- Request
Repeat the lines exactly from the line that contains "Generate a Python" through the line that contains "ax.spines['bottom'].set_linewidth(1.2)"; leave images out and add nothing.

- Extracted data entries

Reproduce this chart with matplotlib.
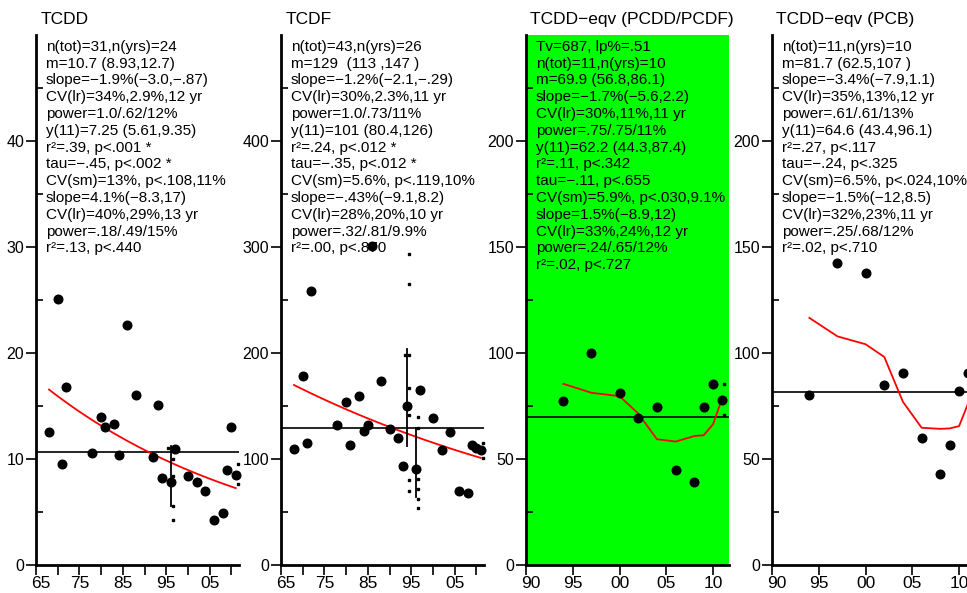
import matplotlib
matplotlib.use('Agg')
import matplotlib.pyplot as plt
import numpy as np
from matplotlib.transforms import offset_copy, ScaledTranslation
from matplotlib.ticker import FixedLocator, MultipleLocator, FuncFormatter

plt.rcParams['font.family'] = ['Liberation Sans', 'DejaVu Sans']

W, H = 967, 593

# ---------------- data ----------------
titles = ["TCDD", "TCDF", "TCDD\u2212eqv (PCDD/PCDF)", "TCDD\u2212eqv (PCB)"]

tcdd_years = [1968, 1970, 1971, 1972, 1978, 1980, 1981, 1983, 1984, 1986, 1988, 1992,
              1993, 1994, 1996, 1997, 2000, 2002, 2004, 2006, 2008, 2009, 2010, 2011]
tcdd_values = [12.55, 25.1, 9.5, 16.75, 10.6, 14.0, 13.0, 13.3, 10.35, 22.6, 16.05, 10.2,
               15.05, 8.2, 7.8, 10.95, 8.4, 7.8, 7.0, 4.25, 4.95, 9.0, 13.05, 8.45]
tcdd_sample_years = [1995, 1996, 1996, 1996, 1996, 2011, 2011]
tcdd_sample_values = [11.0, 10.0, 8.4, 5.6, 4.2, 9.5, 7.6]
tcdd_int_years = [1996]
tcdd_int_lo = [5.6]
tcdd_int_hi = [11.2]
tcdd_mean = 10.7
tcdd_y11 = 7.25
tcdd_slope_pct = -1.9

tcdf_years = [1968, 1970, 1971, 1972, 1978, 1980, 1981, 1983, 1984, 1985, 1986, 1988, 1990,
              1992, 1993, 1994, 1996, 1997, 2000, 2002, 2004, 2006, 2008, 2009, 2010, 2011]
tcdf_values = [109.3, 178.6, 115.5, 258.1, 131.6, 153.5, 112.7, 159.8, 125.9, 131.6, 301.0, 173.9,
               127.8, 119.6, 93.2, 150.4, 90.1, 165.1, 138.5, 108.9, 125.6, 69.4, 68.1, 112.7,
               110.5, 108.0]
tcdf_sample_years = [1993, 1994, 1994, 1994, 1994, 1994, 1994, 1994,
                     1996, 1996, 1996, 1996, 1996, 1996, 2011, 2011]
tcdf_sample_values = [198.0, 293.4, 265.4, 198.1, 167.3, 141.2, 80.2, 70.1,
                      139.9, 129.5, 81.1, 71.4, 62.0, 53.5, 115.4, 100.6]
tcdf_int_years = [1994, 1996]
tcdf_int_lo = [112.3, 64.5]
tcdf_int_hi = [203.5, 129.0]
tcdf_mean = 129
tcdf_y11 = 101
tcdf_slope_pct = -1.2

pcdd_years = [1994, 1997, 2000, 2002, 2004, 2006, 2008, 2009, 2010, 2011]
pcdd_values = [77.1, 100.0, 81.3, 69.2, 74.3, 44.9, 38.9, 74.3, 85.2, 77.6]
pcdd_smooth = [85.4, 81.2, 79.6, 71.4, 59.3, 58.2, 60.8, 61.2, 66.4, 79.0]
pcdd_sample_years = [2011, 2011]
pcdd_sample_values = [85.2, 70.8]
pcdd_mean = 69.9

pcb_years = [1994, 1997, 2000, 2002, 2004, 2006, 2008, 2009, 2010, 2011]
pcb_values = [80.1, 142.5, 137.8, 85.1, 90.4, 59.7, 42.9, 56.4, 82.1, 90.7]
pcb_smooth = [116.5, 107.8, 104.1, 98.1, 76.9, 64.7, 64.2, 64.4, 65.5, 76.6]
pcb_mean = 81.7

stats_tcdd = ["n(tot)=31,n(yrs)=24", "m=10.7 (8.93,12.7)", "slope=\u22121.9%(\u22123.0,\u2212.87)",
              "CV(lr)=34%,2.9%,12 yr", "power=1.0/.62/12%", "y(11)=7.25 (5.61,9.35)",
              "r\u00b2=.39, p<.001 *", "tau=\u2212.45, p<.002 *", "CV(sm)=13%, p<.108,11%",
              "slope=4.1%(\u22128.3,17)", "CV(lr)=40%,29%,13 yr", "power=.18/.49/15%",
              "r\u00b2=.13, p<.440"]
stats_tcdf = ["n(tot)=43,n(yrs)=26", "m=129  (113 ,147 )", "slope=\u22121.2%(\u22122.1,\u2212.29)",
              "CV(lr)=30%,2.3%,11 yr", "power=1.0/.73/11%", "y(11)=101 (80.4,126)",
              "r\u00b2=.24, p<.012 *", "tau=\u2212.35, p<.012 *", "CV(sm)=5.6%, p<.119,10%",
              "slope=\u2212.43%(\u22129.1,8.2)", "CV(lr)=28%,20%,10 yr", "power=.32/.81/9.9%",
              "r\u00b2=.00, p<.870"]
stats_pcdd = ["Tv=687, lp%=.51", "n(tot)=11,n(yrs)=10", "m=69.9 (56.8,86.1)",
              "slope=\u22121.7%(\u22125.6,2.2)", "CV(lr)=30%,11%,11 yr", "power=.75/.75/11%",
              "y(11)=62.2 (44.3,87.4)", "r\u00b2=.11, p<.342", "tau=\u2212.11, p<.655",
              "CV(sm)=5.9%, p<.030,9.1%", "slope=1.5%(\u22128.9,12)", "CV(lr)=33%,24%,12 yr",
              "power=.24/.65/12%", "r\u00b2=.02, p<.727"]
stats_pcb = ["n(tot)=11,n(yrs)=10", "m=81.7 (62.5,107 )", "slope=\u22123.4%(\u22127.9,1.1)",
             "CV(lr)=35%,13%,12 yr", "power=.61/.61/13%", "y(11)=64.6 (43.4,96.1)",
             "r\u00b2=.27, p<.117", "tau=\u2212.24, p<.325", "CV(sm)=6.5%, p<.024,10%",
             "slope=\u22121.5%(\u221212,8.5)", "CV(lr)=32%,23%,11 yr", "power=.25/.68/12%",
             "r\u00b2=.02, p<.710"]

# ---------------- figure ----------------
fig = plt.figure(figsize=(W / 100, H / 100), dpi=100)

ax_left_px = [36, 281, 526, 772]
ax_w_px = 203
ax_top_px, ax_bot_px = 35, 565

panels = [
    dict(years=tcdd_years, values=tcdd_values, sy=tcdd_sample_years, sv=tcdd_sample_values,
         iy=tcdd_int_years, ilo=tcdd_int_lo, ihi=tcdd_int_hi, mean=tcdd_mean,
         trend=(tcdd_y11, tcdd_slope_pct), smooth=None, stats=stats_tcdd,
         xlim=(1965, 2011.75), ylim=(0, 49.98), ymaj=10, ymin=5, bg='white', xstyle='long'),
    dict(years=tcdf_years, values=tcdf_values, sy=tcdf_sample_years, sv=tcdf_sample_values,
         iy=tcdf_int_years, ilo=tcdf_int_lo, ihi=tcdf_int_hi, mean=tcdf_mean,
         trend=(tcdf_y11, tcdf_slope_pct), smooth=None, stats=stats_tcdf,
         xlim=(1965, 2011.75), ylim=(0, 499.8), ymaj=100, ymin=50, bg='white', xstyle='long'),
    dict(years=pcdd_years, values=pcdd_values, sy=pcdd_sample_years, sv=pcdd_sample_values,
         iy=[], ilo=[], ihi=[], mean=pcdd_mean, trend=None, smooth=pcdd_smooth,
         stats=stats_pcdd, xlim=(1990, 2011.7), ylim=(0, 249.9), ymaj=50, ymin=25,
         bg='#00ff00', xstyle='short'),
    dict(years=pcb_years, values=pcb_values, sy=[], sv=[], iy=[], ilo=[], ihi=[],
         mean=pcb_mean, trend=None, smooth=pcb_smooth, stats=stats_pcb,
         xlim=(1990, 2011.7), ylim=(0, 249.9), ymaj=50, ymin=25, bg='white', xstyle='short'),
]

yr_fmt = FuncFormatter(lambda v, p: "%02d" % (int(round(v)) % 100))

for i, p in enumerate(panels):
    lx = ax_left_px[i]
    ax = fig.add_axes([lx / W, 1 - ax_bot_px / H, ax_w_px / W, (ax_bot_px - ax_top_px) / H])
    ax.set_facecolor(p['bg'])
    ax.set_xlim(*p['xlim'])
    ax.set_ylim(*p['ylim'])
    for s in ('top', 'right'):
        ax.spines[s].set_visible(False)
    for s in ('left', 'bottom'):
        ax.spines[s].set_linewidth(2.0)

    # ticks
    ax.yaxis.set_major_locator(MultipleLocator(p['ymaj']))
    ax.yaxis.set_minor_locator(MultipleLocator(p['ymin']))
    if p['xstyle'] == 'long':
        ax.xaxis.set_major_locator(FixedLocator(list(range(1965, 2012, 10))))
        ax.xaxis.set_minor_locator(FixedLocator(list(range(1970, 2012, 10))))
    else:
        ax.xaxis.set_major_locator(FixedLocator(list(range(1990, 2012, 5))))
    ax.xaxis.set_major_formatter(yr_fmt)
    ax.tick_params(axis='y', which='major', direction='out', length=7, width=1.2,
                   labelsize=11.5, pad=1.5)
    ax.tick_params(axis='y', which='minor', direction='in', length=5, width=1.2)
    ax.tick_params(axis='x', which='both', direction='out', length=7, width=1.2,
                   labelsize=12.5, pad=1.0)
    # first year label sits a little right of the axis corner
    first = ax.xaxis.get_major_ticks()[0].label1
    first.set_transform(first.get_transform() + ScaledTranslation(5 / 100, 0, fig.dpi_scale_trans))

    # stats text (behind points)
    tx = (lx + 9.8) / W
    for k, line in enumerate(p['stats']):
        base_px = 50.8 + k * 16.8
        ax.text(tx, 1 - base_px / H, line, transform=fig.transFigure, fontsize=11,
                va='baseline', ha='left', zorder=1, clip_on=False)

    # title
    fig.text((lx + 4.5) / W, 1 - 24 / H, titles[i], fontsize=12.5, va='baseline', ha='left')

    # mean line
    ax.axhline(p['mean'], color='black', lw=1.2, zorder=2)

    # trend / smooth
    if p['trend'] is not None:
        y11, slope = p['trend']
        ty = np.arange(min(p['years']), 2011.01, 0.5)
        tv = y11 * (1 + slope / 100.0) ** (ty - 2011)
        ax.plot(ty, tv, color='red', lw=1.3, zorder=3)
    if p['smooth'] is not None:
        ax.plot(p['years'], p['smooth'], color='red', lw=1.3, zorder=3)

    # intervals
    for yv, lo, hi in zip(p['iy'], p['ilo'], p['ihi']):
        ax.plot([yv, yv], [lo, hi], color='black', lw=1.3, zorder=3)

    # individual samples (small dots slightly right)
    if len(p['sy']):
        tr = offset_copy(ax.transData, fig=fig, x=2, y=0, units='dots')
        ax.plot(p['sy'], p['sv'], linestyle='none', marker='s', ms=1.6, color='black',
                transform=tr, zorder=4, clip_on=False)

    # yearly means
    ax.plot(p['years'], p['values'], linestyle='none', marker='o', ms=6.2, color='black',
            zorder=5, clip_on=False)

fig.savefig('out.png', dpi=100)
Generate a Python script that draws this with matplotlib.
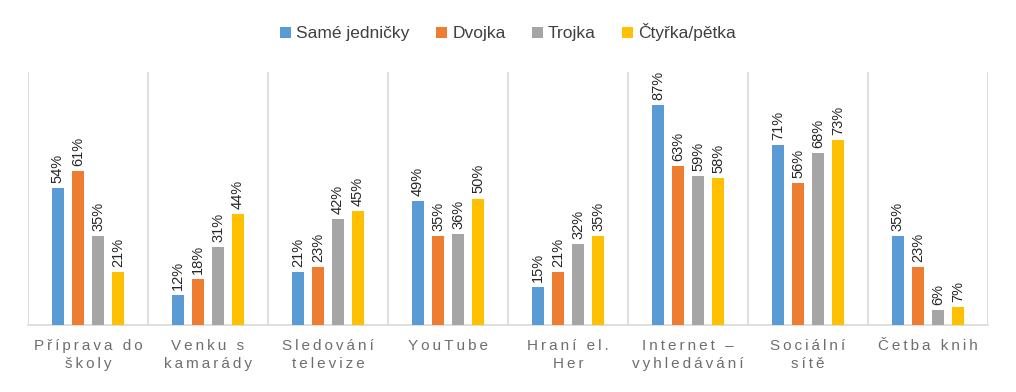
import matplotlib.pyplot as plt
import numpy as np

plt.rcParams['font.family'] = ['Liberation Sans', 'DejaVu Sans']

categories = ['Příprava do\nškoly', 'Venku s\nkamarády', 'Sledování\ntelevize',
              'YouTube', 'Hraní el.\nHer', 'Internet –\nvyhledávání',
              'Sociální\nsítě', 'Četba knih']
series_names = ['Samé jedničky', 'Dvojka', 'Trojka', 'Čtyřka/pětka']
jednicky = [54, 12, 21, 49, 15, 87, 71, 35]
dvojka = [61, 18, 23, 35, 21, 63, 56, 23]
trojka = [35, 31, 42, 36, 32, 59, 68, 6]
ctyrka = [21, 44, 45, 50, 35, 58, 73, 7]
colors = ['#5b9bd5', '#ed7d31', '#a5a5a5', '#ffc000']


def spaced(text):
    # Widen the letter spacing like the original axis labels
    return '\n'.join('\u2009'.join(line) for line in text.split('\n'))


fig = plt.figure(figsize=(10.16, 3.92), dpi=100)
ax = fig.add_axes([28 / 1016, 67 / 392, 960 / 1016, 253 / 392])

x = np.arange(len(categories))
width = 0.105
step = 0.167
for i, (vals, name) in enumerate(zip([jednicky, dvojka, trojka, ctyrka], series_names)):
    pos = x + (i - 1.5) * step
    ax.bar(pos, vals, width, color=colors[i], label=name, zorder=3)
    for p, v in zip(pos, vals):
        ax.text(p, v + 2, f'{v}%', rotation=90, ha='center', va='bottom',
                fontsize=10.5, color='#262626')

ax.set_xlim(-0.5, len(categories) - 0.5)
ax.set_ylim(0, 100)
ax.set_yticks([])
ax.set_xticks(x)
ax.set_xticklabels([spaced(c) for c in categories], fontsize=11, color='#6e6e6e',
                   linespacing=1.35)
ax.tick_params(axis='x', length=0, pad=10)

# Vertical separators between categories
for b in np.arange(-0.5, len(categories), 1):
    ax.axvline(b, color='#d9d9d9', lw=1.2, zorder=1)
for s in ['top', 'right', 'left']:
    ax.spines[s].set_visible(False)
ax.spines['bottom'].set_color('#d9d9d9')
ax.spines['bottom'].set_linewidth(1.2)

fig.legend(loc='upper center', bbox_to_anchor=(0.5, 0.98), ncol=4, frameon=False,
           fontsize=12.5, handlelength=0.65, handleheight=0.65, handletextpad=0.3,
           columnspacing=1.5, labelcolor='#404040')

fig.savefig('out.png', dpi=100)
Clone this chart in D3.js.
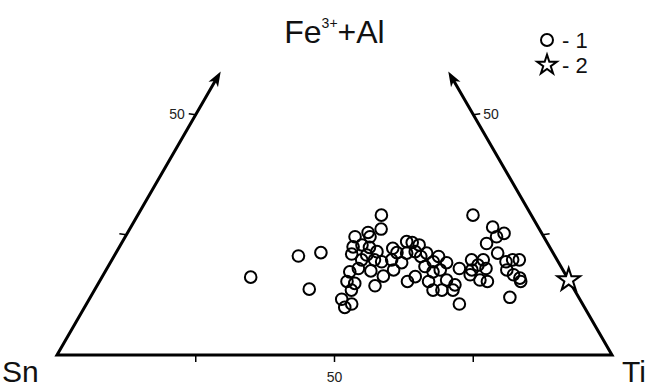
<!DOCTYPE html>
<html><head><meta charset="utf-8">
<script src="https://cdn.jsdelivr.net/npm/d3@7"></script>
<style>html,body{margin:0;padding:0;background:#fff;}svg{display:block;font-family:"Liberation Sans",Arial,sans-serif;}</style>
</head><body>
<script>
// Ternary compositions (percent): Ti and Fe3+ + Al; Sn = 100 - Ti - Fe
const group1Ti = [26.8,33.2,36.9,38.6,43.9,45.3,41.4,43.3,44.1,42.1,43.5,45.1,46.9,42.6,45.0,47.3,45.4,48.8,44.1,45.3,47.8,50.6,44.6,46.2,46.3,50.1,45.5,46.9,47.8,49.4,50.6,50.4,52.5,51.8,
  60.4,65.2,67.9,66.9,65.8,51.2,52.3,53.8,52.4,53.8,55.3,56.0,58.5,58.1,60.6,60.2,59.1,57.1,56.4,55.5,59.3,61.0,62.6,62.4,64.4,64.6,63.5,64.8,66.5,66.9,68.3,66.1,68.4,69.9,65.9,68.8,71.2,72.2,73.4,72.2,73.9,75.4,75.9,75.6,67.2];
const group1Fe = [16.2,20.6,21.3,13.7,29.1,26.2,24.6,25.5,24.6,22.5,22.9,22.4,21.5,21.0,19.8,19.8,20.8,19.4,17.3,18.0,17.5,16.4,15.3,14.9,13.5,14.4,11.6,9.9,10.6,22.2,21.3,19.8,19.2,17.7,
  29.1,26.6,25.3,24.6,23.2,23.6,23.4,22.9,21.2,21.5,20.5,21.2,20.5,19.4,19.2,17.7,17.3,18.4,16.3,15.3,15.3,13.5,13.5,15.6,14.6,13.5,18.0,19.8,18.7,19.8,18.0,16.7,15.6,15.3,17.7,21.2,19.4,19.8,19.8,17.7,16.7,16.0,15.3,12.0,10.6];
const group2Ti = [84.4];
const group2Fe = [15.6];
const sideTicks = [25, 50];
const bottomTicks = [25, 50, 75];
const labeledTick = 50;
const corners = ["Sn", "Ti"];
const legendLabels = ["- 1", "- 2"];
const arrowEnd = 59;

const W = 654, H = 389;
const svg = d3.select("body").append("svg").attr("width", W).attr("height", H);

const xs = d3.scaleLinear().domain([0, 100]).range([57, 612]);
const ys = d3.scaleLinear().domain([0, 100]).range([355, 355 - 555 * Math.sqrt(3) / 2]);
const px = (ti, fe) => xs(ti + fe / 2);
const py = fe => ys(fe);

// frame
const lt = [px(0, arrowEnd), py(arrowEnd)];
const rt = [px(100 - arrowEnd, arrowEnd), py(arrowEnd)];
const sn = [px(0, 0), py(0)], tiC = [px(100, 0), py(0)];
const shorten = (a, b, d) => { const dx = a[0]-b[0], dy = a[1]-b[1], L = Math.hypot(dx, dy); return [a[0]-dx/L*d, a[1]-dy/L*d]; };
const ltS = shorten(lt, sn, 8), rtS = shorten(rt, tiC, 8);
svg.append("path").attr("d", d3.line()([ltS, sn, tiC, rtS]))
  .attr("fill", "none").attr("stroke", "#000").attr("stroke-width", 3).attr("stroke-linejoin", "miter");

function arrowHead(tip, from) {
  const dx = tip[0]-from[0], dy = tip[1]-from[1], L = Math.hypot(dx, dy);
  const ux = dx/L, uy = dy/L, nx = -uy, ny = ux;
  const len = 15, w = 5.5, back = 11;
  const b1 = [tip[0]-ux*len+nx*w, tip[1]-uy*len+ny*w];
  const b2 = [tip[0]-ux*len-nx*w, tip[1]-uy*len-ny*w];
  const m = [tip[0]-ux*back, tip[1]-uy*back];
  svg.append("path").attr("d", "M" + [tip, b1, m, b2].map(p => p.join(",")).join("L") + "Z").attr("fill", "#000");
}
arrowHead(lt, sn);
arrowHead(rt, tiC);

// ticks
const tickLen = 7;
sideTicks.forEach(v => {
  const x0 = px(0, v), y0 = py(v);
  svg.append("line").attr("x1", x0).attr("y1", y0).attr("x2", x0 - tickLen).attr("y2", y0 - 1).attr("stroke", "#000").attr("stroke-width", 1.5);
  const x1 = px(100 - v, v);
  svg.append("line").attr("x1", x1).attr("y1", y0).attr("x2", x1 + tickLen).attr("y2", y0 - 1).attr("stroke", "#000").attr("stroke-width", 1.5);
  if (v === labeledTick) {
    svg.append("text").attr("x", x0 - tickLen - 4).attr("y", y0 + 4).attr("text-anchor", "end").attr("font-size", 14).attr("fill", "#222").text(v);
    svg.append("text").attr("x", x1 + tickLen + 3).attr("y", y0 + 4).attr("text-anchor", "start").attr("font-size", 14).attr("fill", "#222").text(v);
  }
});
bottomTicks.forEach(v => {
  const x0 = px(v, 0), y0 = py(0);
  svg.append("line").attr("x1", x0).attr("y1", y0).attr("x2", x0).attr("y2", y0 + tickLen).attr("stroke", "#000").attr("stroke-width", 1.5);
  if (v === labeledTick)
    svg.append("text").attr("x", x0).attr("y", y0 + 27).attr("text-anchor", "middle").attr("font-size", 14).attr("fill", "#222").text(v);
});

// corner labels
svg.append("text").attr("x", 2).attr("y", 382).attr("font-size", 30).attr("fill", "#111").text(corners[0]);
svg.append("text").attr("x", 622).attr("y", 382).attr("font-size", 30).attr("fill", "#111").text(corners[1]);
const titleText = svg.append("text").attr("x", 334.5).attr("y", 43).attr("text-anchor", "middle").attr("font-size", 32).attr("fill", "#111");
titleText.append("tspan").text("Fe");
titleText.append("tspan").attr("font-size", 14).attr("dy", -15).text("3+");
titleText.append("tspan").attr("dy", 15).text("+Al");

// points
const g1 = group1Ti.map((t, i) => [t, group1Fe[i]]);
svg.append("g").selectAll("circle").data(g1).join("circle")
  .attr("cx", d => px(d[0], d[1])).attr("cy", d => py(d[1])).attr("r", 5.8)
  .attr("fill", "none").attr("stroke", "#000").attr("stroke-width", 2);
const star = d3.symbol().type(d3.symbolStar).size(160);
const g2 = group2Ti.map((t, i) => [t, group2Fe[i]]);
svg.append("g").selectAll("path").data(g2).join("path")
  .attr("transform", d => `translate(${px(d[0], d[1])},${py(d[1])})`).attr("d", star)
  .attr("fill", "#fff").attr("stroke", "#000").attr("stroke-width", 2);

// legend
svg.append("circle").attr("cx", 547).attr("cy", 40).attr("r", 6).attr("fill", "none").attr("stroke", "#000").attr("stroke-width", 2);
svg.append("path").attr("transform", "translate(547,65)").attr("d", d3.symbol().type(d3.symbolStar).size(120)())
  .attr("fill", "#fff").attr("stroke", "#000").attr("stroke-width", 2);
svg.append("text").attr("x", 562).attr("y", 48).attr("font-size", 22).attr("fill", "#111").text(legendLabels[0]);
svg.append("text").attr("x", 562).attr("y", 73).attr("font-size", 22).attr("fill", "#111").text(legendLabels[1]);
</script>
</body></html>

- Response to this task
Generate a Python script that draws this with matplotlib.
import matplotlib.pyplot as plt
import numpy as np

plt.rcParams['font.family'] = ['Liberation Sans', 'DejaVu Sans']

categories = ['Příprava do\nškoly', 'Venku s\nkamarády', 'Sledování\ntelevize',
              'YouTube', 'Hraní el.\nHer', 'Internet –\nvyhledávání',
              'Sociální\nsítě', 'Četba knih']
series_names = ['Samé jedničky', 'Dvojka', 'Trojka', 'Čtyřka/pětka']
jednicky = [54, 12, 21, 49, 15, 87, 71, 35]
dvojka = [61, 18, 23, 35, 21, 63, 56, 23]
trojka = [35, 31, 42, 36, 32, 59, 68, 6]
ctyrka = [21, 44, 45, 50, 35, 58, 73, 7]
colors = ['#5b9bd5', '#ed7d31', '#a5a5a5', '#ffc000']


def spaced(text):
    # Widen the letter spacing like the original axis labels
    return '\n'.join('\u2009'.join(line) for line in text.split('\n'))


fig = plt.figure(figsize=(10.16, 3.92), dpi=100)
ax = fig.add_axes([28 / 1016, 67 / 392, 960 / 1016, 253 / 392])

x = np.arange(len(categories))
width = 0.105
step = 0.167
for i, (vals, name) in enumerate(zip([jednicky, dvojka, trojka, ctyrka], series_names)):
    pos = x + (i - 1.5) * step
    ax.bar(pos, vals, width, color=colors[i], label=name, zorder=3)
    for p, v in zip(pos, vals):
        ax.text(p, v + 2, f'{v}%', rotation=90, ha='center', va='bottom',
                fontsize=10.5, color='#262626')

ax.set_xlim(-0.5, len(categories) - 0.5)
ax.set_ylim(0, 100)
ax.set_yticks([])
ax.set_xticks(x)
ax.set_xticklabels([spaced(c) for c in categories], fontsize=11, color='#6e6e6e',
                   linespacing=1.35)
ax.tick_params(axis='x', length=0, pad=10)

# Vertical separators between categories
for b in np.arange(-0.5, len(categories), 1):
    ax.axvline(b, color='#d9d9d9', lw=1.2, zorder=1)
for s in ['top', 'right', 'left']:
    ax.spines[s].set_visible(False)
ax.spines['bottom'].set_color('#d9d9d9')
ax.spines['bottom'].set_linewidth(1.2)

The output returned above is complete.